— Begin Data provided —

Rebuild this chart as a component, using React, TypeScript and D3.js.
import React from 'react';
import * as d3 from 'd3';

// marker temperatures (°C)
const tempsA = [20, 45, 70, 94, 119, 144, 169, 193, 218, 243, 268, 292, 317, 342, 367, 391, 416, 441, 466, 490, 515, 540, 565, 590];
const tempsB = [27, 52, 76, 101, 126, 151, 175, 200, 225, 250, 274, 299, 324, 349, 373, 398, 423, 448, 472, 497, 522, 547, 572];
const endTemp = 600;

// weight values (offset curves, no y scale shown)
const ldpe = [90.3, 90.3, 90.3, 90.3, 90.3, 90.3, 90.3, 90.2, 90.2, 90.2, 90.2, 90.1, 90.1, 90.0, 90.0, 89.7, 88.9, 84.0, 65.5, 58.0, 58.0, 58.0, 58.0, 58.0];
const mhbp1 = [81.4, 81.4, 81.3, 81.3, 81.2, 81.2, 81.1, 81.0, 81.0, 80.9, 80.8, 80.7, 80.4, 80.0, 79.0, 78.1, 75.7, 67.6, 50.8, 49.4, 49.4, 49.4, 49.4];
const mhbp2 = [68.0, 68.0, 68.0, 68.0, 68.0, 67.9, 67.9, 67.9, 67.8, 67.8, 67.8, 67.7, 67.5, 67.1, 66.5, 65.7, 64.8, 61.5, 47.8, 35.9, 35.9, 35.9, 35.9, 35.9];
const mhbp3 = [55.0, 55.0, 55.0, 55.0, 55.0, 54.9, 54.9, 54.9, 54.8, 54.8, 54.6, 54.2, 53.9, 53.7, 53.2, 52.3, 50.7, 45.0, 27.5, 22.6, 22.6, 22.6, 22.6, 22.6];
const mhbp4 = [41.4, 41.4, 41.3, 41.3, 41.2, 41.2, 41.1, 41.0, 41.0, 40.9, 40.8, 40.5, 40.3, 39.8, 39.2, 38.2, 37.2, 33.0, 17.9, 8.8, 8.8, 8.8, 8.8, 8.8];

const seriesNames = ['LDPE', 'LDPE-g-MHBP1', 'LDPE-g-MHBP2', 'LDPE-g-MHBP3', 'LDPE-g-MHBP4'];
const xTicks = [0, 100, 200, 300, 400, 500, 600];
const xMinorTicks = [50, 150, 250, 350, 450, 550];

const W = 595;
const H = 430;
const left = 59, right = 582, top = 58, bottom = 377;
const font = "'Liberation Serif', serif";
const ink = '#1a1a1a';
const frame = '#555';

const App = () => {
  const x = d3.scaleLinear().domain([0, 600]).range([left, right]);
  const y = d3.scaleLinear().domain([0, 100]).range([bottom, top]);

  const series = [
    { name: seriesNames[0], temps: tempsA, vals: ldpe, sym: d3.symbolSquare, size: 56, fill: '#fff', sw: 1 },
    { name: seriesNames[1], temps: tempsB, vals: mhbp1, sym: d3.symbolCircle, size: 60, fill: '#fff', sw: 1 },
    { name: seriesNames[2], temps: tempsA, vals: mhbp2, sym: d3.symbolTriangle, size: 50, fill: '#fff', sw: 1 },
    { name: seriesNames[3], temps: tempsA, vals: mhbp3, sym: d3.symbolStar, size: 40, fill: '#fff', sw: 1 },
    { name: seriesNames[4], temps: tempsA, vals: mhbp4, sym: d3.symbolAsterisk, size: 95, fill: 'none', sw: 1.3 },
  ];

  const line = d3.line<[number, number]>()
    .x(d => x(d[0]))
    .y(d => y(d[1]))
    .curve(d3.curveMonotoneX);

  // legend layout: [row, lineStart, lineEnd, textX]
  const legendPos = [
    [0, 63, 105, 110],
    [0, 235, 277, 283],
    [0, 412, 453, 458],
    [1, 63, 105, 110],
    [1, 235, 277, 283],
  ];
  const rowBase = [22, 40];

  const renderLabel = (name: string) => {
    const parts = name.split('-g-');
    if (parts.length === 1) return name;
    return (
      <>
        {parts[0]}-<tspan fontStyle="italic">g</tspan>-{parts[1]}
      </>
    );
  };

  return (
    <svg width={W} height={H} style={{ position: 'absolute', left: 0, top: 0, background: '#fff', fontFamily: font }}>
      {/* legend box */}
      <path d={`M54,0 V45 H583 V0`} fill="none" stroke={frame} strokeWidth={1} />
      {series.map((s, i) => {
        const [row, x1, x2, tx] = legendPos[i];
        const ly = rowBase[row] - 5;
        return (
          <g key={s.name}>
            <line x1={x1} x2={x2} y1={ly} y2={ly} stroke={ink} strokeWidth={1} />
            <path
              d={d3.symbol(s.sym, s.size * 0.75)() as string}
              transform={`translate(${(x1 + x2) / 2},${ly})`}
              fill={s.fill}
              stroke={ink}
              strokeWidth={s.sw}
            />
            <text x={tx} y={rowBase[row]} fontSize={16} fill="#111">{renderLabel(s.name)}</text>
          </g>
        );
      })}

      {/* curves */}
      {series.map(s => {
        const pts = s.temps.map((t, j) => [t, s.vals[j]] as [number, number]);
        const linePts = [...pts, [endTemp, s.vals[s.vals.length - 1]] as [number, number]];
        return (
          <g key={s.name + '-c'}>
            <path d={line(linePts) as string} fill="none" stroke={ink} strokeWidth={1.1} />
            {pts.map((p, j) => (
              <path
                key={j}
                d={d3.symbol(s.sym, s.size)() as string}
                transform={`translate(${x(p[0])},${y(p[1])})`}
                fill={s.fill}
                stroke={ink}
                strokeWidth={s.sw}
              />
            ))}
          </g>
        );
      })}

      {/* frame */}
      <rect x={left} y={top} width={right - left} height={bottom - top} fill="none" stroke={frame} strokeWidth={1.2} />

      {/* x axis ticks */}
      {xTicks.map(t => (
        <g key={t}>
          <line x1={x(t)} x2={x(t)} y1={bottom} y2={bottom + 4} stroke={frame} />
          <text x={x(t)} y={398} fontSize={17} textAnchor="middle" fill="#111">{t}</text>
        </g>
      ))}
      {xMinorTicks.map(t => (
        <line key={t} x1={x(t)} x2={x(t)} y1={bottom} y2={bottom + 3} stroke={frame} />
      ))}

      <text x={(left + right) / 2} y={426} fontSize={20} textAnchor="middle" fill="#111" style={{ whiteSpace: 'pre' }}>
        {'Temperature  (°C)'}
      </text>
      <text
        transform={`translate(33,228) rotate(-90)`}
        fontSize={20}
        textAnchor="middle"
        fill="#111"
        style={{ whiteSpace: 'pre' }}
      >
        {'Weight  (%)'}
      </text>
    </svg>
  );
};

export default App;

— End Data provided —

Return the listing above in full, character for character.

Rebuild this chart as a component, using React, TypeScript and D3.js.
import React from 'react';
import * as d3 from 'd3';

// marker temperatures (°C)
const tempsA = [20, 45, 70, 94, 119, 144, 169, 193, 218, 243, 268, 292, 317, 342, 367, 391, 416, 441, 466, 490, 515, 540, 565, 590];
const tempsB = [27, 52, 76, 101, 126, 151, 175, 200, 225, 250, 274, 299, 324, 349, 373, 398, 423, 448, 472, 497, 522, 547, 572];
const endTemp = 600;

// weight values (offset curves, no y scale shown)
const ldpe = [90.3, 90.3, 90.3, 90.3, 90.3, 90.3, 90.3, 90.2, 90.2, 90.2, 90.2, 90.1, 90.1, 90.0, 90.0, 89.7, 88.9, 84.0, 65.5, 58.0, 58.0, 58.0, 58.0, 58.0];
const mhbp1 = [81.4, 81.4, 81.3, 81.3, 81.2, 81.2, 81.1, 81.0, 81.0, 80.9, 80.8, 80.7, 80.4, 80.0, 79.0, 78.1, 75.7, 67.6, 50.8, 49.4, 49.4, 49.4, 49.4];
const mhbp2 = [68.0, 68.0, 68.0, 68.0, 68.0, 67.9, 67.9, 67.9, 67.8, 67.8, 67.8, 67.7, 67.5, 67.1, 66.5, 65.7, 64.8, 61.5, 47.8, 35.9, 35.9, 35.9, 35.9, 35.9];
const mhbp3 = [55.0, 55.0, 55.0, 55.0, 55.0, 54.9, 54.9, 54.9, 54.8, 54.8, 54.6, 54.2, 53.9, 53.7, 53.2, 52.3, 50.7, 45.0, 27.5, 22.6, 22.6, 22.6, 22.6, 22.6];
const mhbp4 = [41.4, 41.4, 41.3, 41.3, 41.2, 41.2, 41.1, 41.0, 41.0, 40.9, 40.8, 40.5, 40.3, 39.8, 39.2, 38.2, 37.2, 33.0, 17.9, 8.8, 8.8, 8.8, 8.8, 8.8];

const seriesNames = ['LDPE', 'LDPE-g-MHBP1', 'LDPE-g-MHBP2', 'LDPE-g-MHBP3', 'LDPE-g-MHBP4'];
const xTicks = [0, 100, 200, 300, 400, 500, 600];
const xMinorTicks = [50, 150, 250, 350, 450, 550];

const W = 595;
const H = 430;
const left = 59, right = 582, top = 58, bottom = 377;
const font = "'Liberation Serif', serif";
const ink = '#1a1a1a';
const frame = '#555';

const App = () => {
  const x = d3.scaleLinear().domain([0, 600]).range([left, right]);
  const y = d3.scaleLinear().domain([0, 100]).range([bottom, top]);

  const series = [
    { name: seriesNames[0], temps: tempsA, vals: ldpe, sym: d3.symbolSquare, size: 56, fill: '#fff', sw: 1 },
    { name: seriesNames[1], temps: tempsB, vals: mhbp1, sym: d3.symbolCircle, size: 60, fill: '#fff', sw: 1 },
    { name: seriesNames[2], temps: tempsA, vals: mhbp2, sym: d3.symbolTriangle, size: 50, fill: '#fff', sw: 1 },
    { name: seriesNames[3], temps: tempsA, vals: mhbp3, sym: d3.symbolStar, size: 40, fill: '#fff', sw: 1 },
    { name: seriesNames[4], temps: tempsA, vals: mhbp4, sym: d3.symbolAsterisk, size: 95, fill: 'none', sw: 1.3 },
  ];

  const line = d3.line<[number, number]>()
    .x(d => x(d[0]))
    .y(d => y(d[1]))
    .curve(d3.curveMonotoneX);

  // legend layout: [row, lineStart, lineEnd, textX]
  const legendPos = [
    [0, 63, 105, 110],
    [0, 235, 277, 283],
    [0, 412, 453, 458],
    [1, 63, 105, 110],
    [1, 235, 277, 283],
  ];
  const rowBase = [22, 40];

  const renderLabel = (name: string) => {
    const parts = name.split('-g-');
    if (parts.length === 1) return name;
    return (
      <>
        {parts[0]}-<tspan fontStyle="italic">g</tspan>-{parts[1]}
      </>
    );
  };

  return (
    <svg width={W} height={H} style={{ position: 'absolute', left: 0, top: 0, background: '#fff', fontFamily: font }}>
      {/* legend box */}
      <path d={`M54,0 V45 H583 V0`} fill="none" stroke={frame} strokeWidth={1} />
      {series.map((s, i) => {
        const [row, x1, x2, tx] = legendPos[i];
        const ly = rowBase[row] - 5;
        return (
          <g key={s.name}>
            <line x1={x1} x2={x2} y1={ly} y2={ly} stroke={ink} strokeWidth={1} />
            <path
              d={d3.symbol(s.sym, s.size * 0.75)() as string}
              transform={`translate(${(x1 + x2) / 2},${ly})`}
              fill={s.fill}
              stroke={ink}
              strokeWidth={s.sw}
            />
            <text x={tx} y={rowBase[row]} fontSize={16} fill="#111">{renderLabel(s.name)}</text>
          </g>
        );
      })}

      {/* curves */}
      {series.map(s => {
        const pts = s.temps.map((t, j) => [t, s.vals[j]] as [number, number]);
        const linePts = [...pts, [endTemp, s.vals[s.vals.length - 1]] as [number, number]];
        return (
          <g key={s.name + '-c'}>
            <path d={line(linePts) as string} fill="none" stroke={ink} strokeWidth={1.1} />
            {pts.map((p, j) => (
              <path
                key={j}
                d={d3.symbol(s.sym, s.size)() as string}
                transform={`translate(${x(p[0])},${y(p[1])})`}
                fill={s.fill}
                stroke={ink}
                strokeWidth={s.sw}
              />
            ))}
          </g>
        );
      })}

      {/* frame */}
      <rect x={left} y={top} width={right - left} height={bottom - top} fill="none" stroke={frame} strokeWidth={1.2} />

      {/* x axis ticks */}
      {xTicks.map(t => (
        <g key={t}>
          <line x1={x(t)} x2={x(t)} y1={bottom} y2={bottom + 4} stroke={frame} />
          <text x={x(t)} y={398} fontSize={17} textAnchor="middle" fill="#111">{t}</text>
        </g>
      ))}
      {xMinorTicks.map(t => (
        <line key={t} x1={x(t)} x2={x(t)} y1={bottom} y2={bottom + 3} stroke={frame} />
      ))}

      <text x={(left + right) / 2} y={426} fontSize={20} textAnchor="middle" fill="#111" style={{ whiteSpace: 'pre' }}>
        {'Temperature  (°C)'}
      </text>
      <text
        transform={`translate(33,228) rotate(-90)`}
        fontSize={20}
        textAnchor="middle"
        fill="#111"
        style={{ whiteSpace: 'pre' }}
      >
        {'Weight  (%)'}
      </text>
    </svg>
  );
};

export default App;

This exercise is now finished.